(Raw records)
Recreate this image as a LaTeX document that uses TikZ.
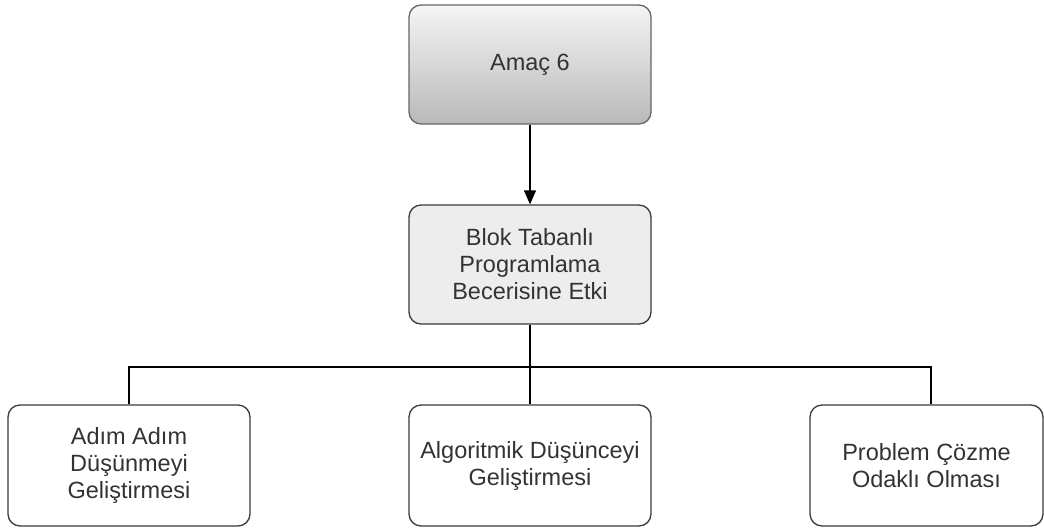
\documentclass[tikz,border=0pt]{standalone}
\usepackage{fontspec}
\setmainfont{Liberation Sans}
\usetikzlibrary{arrows.meta}
\definecolor{txt}{HTML}{333333}
\definecolor{edge}{HTML}{3A3A3A}
\begin{document}
\begin{tikzpicture}[x=1pt,y=-1pt,
  box/.style={draw=edge, line width=1.3pt, rounded corners=12pt,
    minimum width=242pt, minimum height=119pt, align=center,
    text=txt, font=\fontsize{23.5pt}{27pt}\selectfont, inner sep=0pt},
  link/.style={draw=black, line width=1.3pt}]
\useasboundingbox (0,0) rectangle (1044,531);
\fill[white] (0,0) rectangle (1044,531);

% root and intermediate boxes
\node[box, draw=gray!80!black, top color=gray!8, bottom color=gray!55] (goal) at (530,64.5) {Amaç 6};
\node[box, fill=gray!14] (skill) at (530,264.5) {Blok Tabanlı\\Programlama\\Becerisine Etki};

% leaf boxes
\node[box, minimum height=121pt] (step) at (129,465.5) {Adım Adım\\Düşünmeyi\\Geliştirmesi};
\node[box, minimum height=121pt] (algo) at (530,465.5) {Algoritmik Düşünceyi\\Geliştirmesi};
\node[box, minimum height=121pt, minimum width=233pt] (prob) at (926.5,465.5) {Problem Çözme\\Odaklı Olması};

% connectors
\draw[link, -{Triangle[length=14pt,width=12pt]}] (goal.south) -- (skill.north);
\draw[link] (skill.south) -- (algo.north);
\draw[link] (step.north) |- (530,367) -| ([xshift=4.5pt]prob.north);
\end{tikzpicture}
\end{document}
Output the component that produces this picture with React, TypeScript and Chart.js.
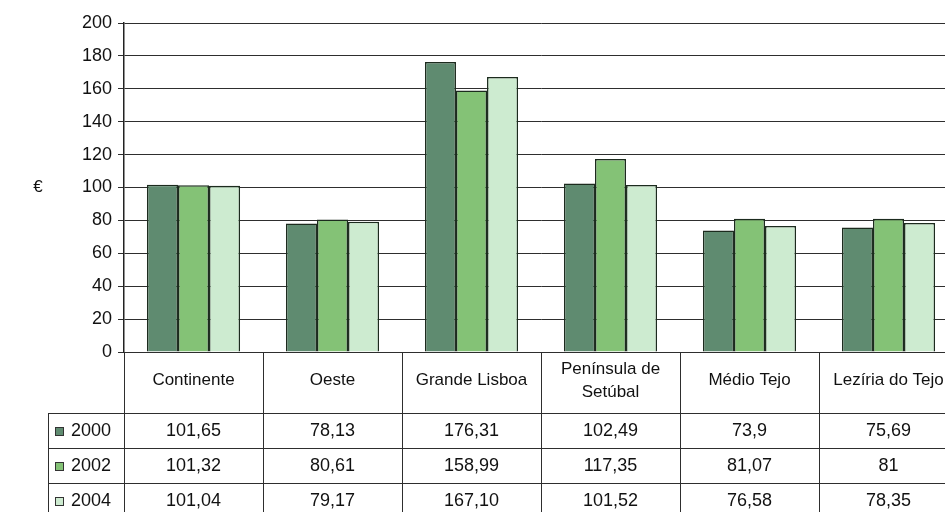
import React, { useEffect, useRef } from 'react';
import { Chart, registerables } from 'chart.js';

Chart.register(...registerables);

// ---- data ----
const categories = ['Continente', 'Oeste', 'Grande Lisboa', 'Península de Setúbal', 'Médio Tejo', 'Lezíria do Tejo'];
const headerLines = [['Continente'], ['Oeste'], ['Grande Lisboa'], ['Península de', 'Setúbal'], ['Médio Tejo'], ['Lezíria do Tejo']];
const seriesNames = ['2000', '2002', '2004'];
const labels2000 = ['101,65', '78,13', '176,31', '102,49', '73,9', '75,69'];
const labels2002 = ['101,32', '80,61', '158,99', '117,35', '81,07', '81'];
const labels2004 = ['101,04', '79,17', '167,10', '101,52', '76,58', '78,35'];
const yMin = 0;
const yMax = 200;
const yStep = 20;
const yUnit = '€';

const seriesLabels = [labels2000, labels2002, labels2004];
const toNum = (s: string) => parseFloat(s.replace(',', '.'));
const colors = ['#5f8b70', '#84c276', '#cdebd0'];
const FONT = "'Liberation Sans', Arial, sans-serif";

const tablePlugin = {
  id: 'dataTable',
  afterDraw(chart: any) {
    const ctx = chart.ctx as CanvasRenderingContext2D;
    const x = chart.scales.x;
    const y = chart.scales.y;
    const area = chart.chartArea;
    const n = categories.length;
    const colW = (x.right - x.left) / n;
    const top = area.bottom;
    const headerH = 61;
    const rowH = 35;
    const legendLeft = 48;
    const rowsTop = top + headerH;
    const bottom = rowsTop + rowH * seriesNames.length;
    ctx.save();
    ctx.strokeStyle = '#2e2e2e';
    ctx.lineWidth = 1;
    ctx.beginPath();
    for (let i = 0; i <= n; i++) {
      const cx = Math.round(x.left + colW * i) + 0.5;
      ctx.moveTo(cx, top);
      ctx.lineTo(cx, bottom);
    }
    ctx.moveTo(legendLeft + 0.5, rowsTop);
    ctx.lineTo(legendLeft + 0.5, bottom);
    for (let r = 0; r <= seriesNames.length; r++) {
      const ry = Math.round(rowsTop + rowH * r) + 0.5;
      ctx.moveTo(legendLeft, ry);
      ctx.lineTo(x.right, ry);
    }
    ctx.stroke();

    const cellFont = `18px ${FONT}`;
    ctx.fillStyle = '#111';
    ctx.textAlign = 'center';
    ctx.textBaseline = 'middle';
    ctx.font = `17px ${FONT}`;
    headerLines.forEach((lines, i) => {
      const cx = x.getPixelForValue(i);
      const cy = top + headerH / 2 - 2;
      const lh = 23;
      lines.forEach((t, k) => {
        ctx.fillText(t, cx, cy + (k - (lines.length - 1) / 2) * lh);
      });
    });
    ctx.font = cellFont;
    seriesLabels.forEach((row, r) => {
      const cy = rowsTop + rowH * r + rowH / 2 + 1;
      row.forEach((t, i) => {
        ctx.fillText(t, x.getPixelForValue(i), cy);
      });
      const mx = legendLeft + 7;
      ctx.fillStyle = colors[r];
      ctx.fillRect(mx, cy - 4.5, 9, 9);
      ctx.strokeStyle = '#333';
      ctx.strokeRect(mx + 0.5, cy - 4.5 + 0.5, 8, 8);
      ctx.fillStyle = '#111';
      ctx.textAlign = 'left';
      ctx.font = `18px ${FONT}`;
      ctx.fillText(seriesNames[r], legendLeft + 23, cy);
      ctx.textAlign = 'center';
      ctx.font = cellFont;
    });
    ctx.font = `17px ${FONT}`;
    ctx.fillText(yUnit, 38, y.getPixelForValue(100));
    ctx.restore();
  },
};

export default function App() {
  const ref = useRef<HTMLCanvasElement | null>(null);
  useEffect(() => {
    document.documentElement.style.overflow = 'hidden';
    document.body.style.overflow = 'hidden';
    document.body.style.margin = '0';
    const canvas = ref.current!;
    const chart = new Chart(canvas, {
      type: 'bar',
      data: {
        labels: categories,
        datasets: seriesNames.map((name, i) => ({
          label: name,
          data: seriesLabels[i].map(toNum),
          backgroundColor: colors[i],
          borderColor: '#1c2b1e',
          borderWidth: 1.5,
          categoryPercentage: 0.67,
          barPercentage: 1.0,
        })),
      },
      options: {
        responsive: false,
        animation: false,
        devicePixelRatio: 1,
        layout: { padding: { top: 23, bottom: 160, left: 0, right: 0 } },
        plugins: { legend: { display: false }, tooltip: { enabled: false } },
        scales: {
          x: { display: false },
          y: {
            min: yMin,
            max: yMax,
            ticks: { stepSize: yStep, color: '#111', font: { family: FONT, size: 18 }, padding: 6 },
            grid: { color: '#2e2e2e', lineWidth: 1, tickLength: 6, drawTicks: true },
            border: { display: true, color: '#222', width: 1.5 },
            afterFit: (scale: any) => { scale.width = 124; },
          },
        },
      },
      plugins: [tablePlugin],
    });
    return () => chart.destroy();
  }, []);
  return (
    <div style={{ position: 'fixed', left: 0, top: 0, width: 958, height: 512, background: '#fff' }}>
      <canvas ref={ref} width={958} height={512} style={{ display: 'block' }} />
    </div>
  );
}
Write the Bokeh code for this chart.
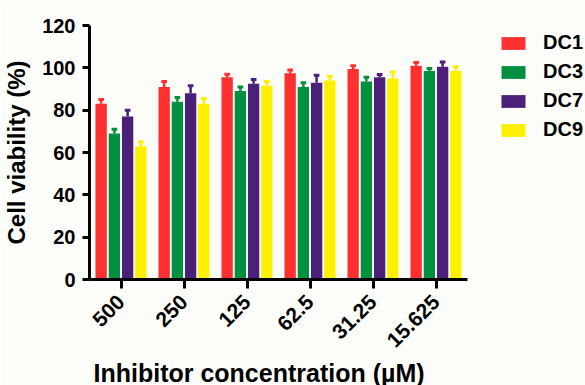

▶ _What to produce_
Gather every line from the entries above where the word "this" appears, and copy them.

▶ _Exercise output_
Recreate this image as a LaTeX document that uses TikZ.
Output the component that produces this picture with React, TypeScript and Chart.js.
Write the Bokeh code for this chart.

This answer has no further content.